The False Claims Act has no stronger champion in Congress than Senator Chuck Grassley. The spearhead of the 1986 FCA amendments recently wrote DOJ a letter to inquire about DOJ’s use of motions to dismiss declined qui tam cases. Although one might characterize this administration’s FCA enforcement policies as less aggressive than its predecessors’, this letter demonstrates that FCA plaintiffs will still have a friend on the Hill so long as Senator Grassley holds office.
It has been unclear whether the Granston Memo would spur DOJ to dismiss more cases. We recently published an in-depth coverage of a string of cases, which DOJ moved to dismiss, but that was merely a prominent example. And while FCA practitioners may feel, anecdotally, that DOJ is somewhat more willing to enter the fray and exercise its dismissal authority, we do not yet have empirical evidence of a true change in practices. Indeed, there are only a few handfuls of cases that DOJ has sought to dismiss, but nearly 700 qui tam cases filed each year.
Nonetheless, Senator Grassley perceives such a change. One high-profile example, U.S. ex rel. Campie v. Gilead Sciences—which we covered in a Law360 Expert Analysis—seems to have drawn his attention. In that case, which afforded the Supreme Court to weigh in on critical questions left open after Escobar (see id.), the Solicitor General urged the Supreme Court not to take the case and that, if the case were remanded, the government would move to dismiss it under 31 U.S.C. § 3730(c)(2)(A). This was based not only on the “merits” of the case, but also the “burdensome discovery and Touhy requests” that might follow if the case were to proceed. Sure enough, certiorari was denied, and the government made good on its promise. This caught Senator Grassley’s eye.

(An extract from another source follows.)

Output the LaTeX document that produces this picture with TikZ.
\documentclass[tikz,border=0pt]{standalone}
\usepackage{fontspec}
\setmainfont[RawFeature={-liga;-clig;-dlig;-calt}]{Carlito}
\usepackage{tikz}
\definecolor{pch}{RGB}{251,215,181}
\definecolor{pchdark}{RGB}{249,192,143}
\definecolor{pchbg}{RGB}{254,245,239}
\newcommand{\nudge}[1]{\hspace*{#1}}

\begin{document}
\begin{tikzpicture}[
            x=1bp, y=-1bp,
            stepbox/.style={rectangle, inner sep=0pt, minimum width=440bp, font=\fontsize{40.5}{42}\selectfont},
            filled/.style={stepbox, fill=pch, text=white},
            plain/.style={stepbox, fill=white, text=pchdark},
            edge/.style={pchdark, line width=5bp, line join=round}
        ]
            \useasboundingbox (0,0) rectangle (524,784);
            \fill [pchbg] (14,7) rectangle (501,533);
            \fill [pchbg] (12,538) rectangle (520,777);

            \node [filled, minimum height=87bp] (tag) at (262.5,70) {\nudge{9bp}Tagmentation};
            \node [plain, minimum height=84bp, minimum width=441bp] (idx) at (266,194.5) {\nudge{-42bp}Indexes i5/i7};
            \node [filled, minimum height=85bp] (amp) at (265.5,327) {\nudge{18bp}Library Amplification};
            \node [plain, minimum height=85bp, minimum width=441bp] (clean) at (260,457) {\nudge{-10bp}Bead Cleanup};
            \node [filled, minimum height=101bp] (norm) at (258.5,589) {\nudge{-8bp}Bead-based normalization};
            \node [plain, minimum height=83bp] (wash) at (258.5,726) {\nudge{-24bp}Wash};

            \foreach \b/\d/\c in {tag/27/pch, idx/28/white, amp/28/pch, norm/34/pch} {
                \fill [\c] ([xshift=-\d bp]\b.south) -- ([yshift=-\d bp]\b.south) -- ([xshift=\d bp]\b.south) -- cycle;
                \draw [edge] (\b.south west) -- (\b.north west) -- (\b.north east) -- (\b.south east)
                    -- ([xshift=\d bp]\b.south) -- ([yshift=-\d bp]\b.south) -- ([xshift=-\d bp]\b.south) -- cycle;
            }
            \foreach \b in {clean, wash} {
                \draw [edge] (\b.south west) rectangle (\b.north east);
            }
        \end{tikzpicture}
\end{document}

Ostensibly, his primary concern was the “preservation of government resources” rationale included in the Granston Memo and cited by DOJ in its motion to dismiss Gilead Sciences. In the Senator’s view, this is an “attempt to dismiss a claim by citing litigation costs.” We think this ignores the second half of the government’s argument in Gilead Sciences, however: “In this matter, the government has a legitimate purpose for dismissal: to avoid the additional expenditure of government resources on a case that it fully investigated and decided not to pursue.” It also ignores the full rationale articulated in the Granston Memo itself: “Preserving government resources, particularly where the government’s costs (including the opportunity costs of expending resources on other matters) are likely to exceed any expected gain.” Justice Manual § 4-4.111 (emphasis added).
This sounds like precisely the cost-benefit analysis that Senator Grassley repeatedly admonishes the government for failing to conduct. DOJ is not saying simply that litigation is expensive, but that these costs are not justified when compared to the findings of DOJ’s investigation in this case.
Indeed, the intervention decision itself largely serves as the cost/benefit analysis that Senator Grassley finds lacking. The question for DOJ attorneys at the expiration of the investigatory period is whether the cost of pursuing that case are worth bearing in relation to the merits of the case, including the damages recoverable. And when it comes to motions to dismiss, we are unaware of any case where DOJ has framed the government’s interest(s) solely in terms of cost (without relation to merit).
Senator Grassley acknowledges that even in Cimznhca—the rare case where DOJ’s motion to dismiss was denied—“DOJ moved to dismiss the claim arguing that the case lacked merit, but also because continued litigation would be costly.” Notwithstanding a perhaps inarticulate expression at the hearing on that motion, seized upon by the district court in its opinion, DOJ has always maintained that the costs of litigation were assessed in relation to the merits of the case.
Finally, Senator Grassley neglects to mention the courts’ take on DOJ motions to dismiss under 31 U.S.C. § 3730(c)(2)(A). The predominant, though not universal, view comes from United States ex rel. Sequoia Orange Co. v. Baird-Neece Packing Corp., 151 F.3d 1139 (9th Cir. 1998). In the Ninth Circuit and jurisdictions that have followed suit, the courts will ask merely whether the government has any rational basis for dismissal. Conservation of government resources has been accepted as such a basis. So, while Senator Grassley may not approve of that legal standard, if he can’t convince DOJ to change course through political pressure, it may take legislative amendment to change it.
 U.S. ex rel. Campie v. Gilead Sciences, No. 3:11-cv-00941-EMC, ECF No. 183 at 12 (Mar. 28, 2019) (emphasis added). Recall also that the Solicitor General expressly assailed the “merits” of the case.
 See Mot. to Alter or Amend Order, U.S. ex rel. Cimznhca v. UCB, Inc., ECF No. 85 at 4 (S.D. Ill. Apr. 29, 2019) (reiterating the primary basis for dismissal: “the Relator’s unsupported allegations do not justify the further expenditure of government resources”) (emphasis added).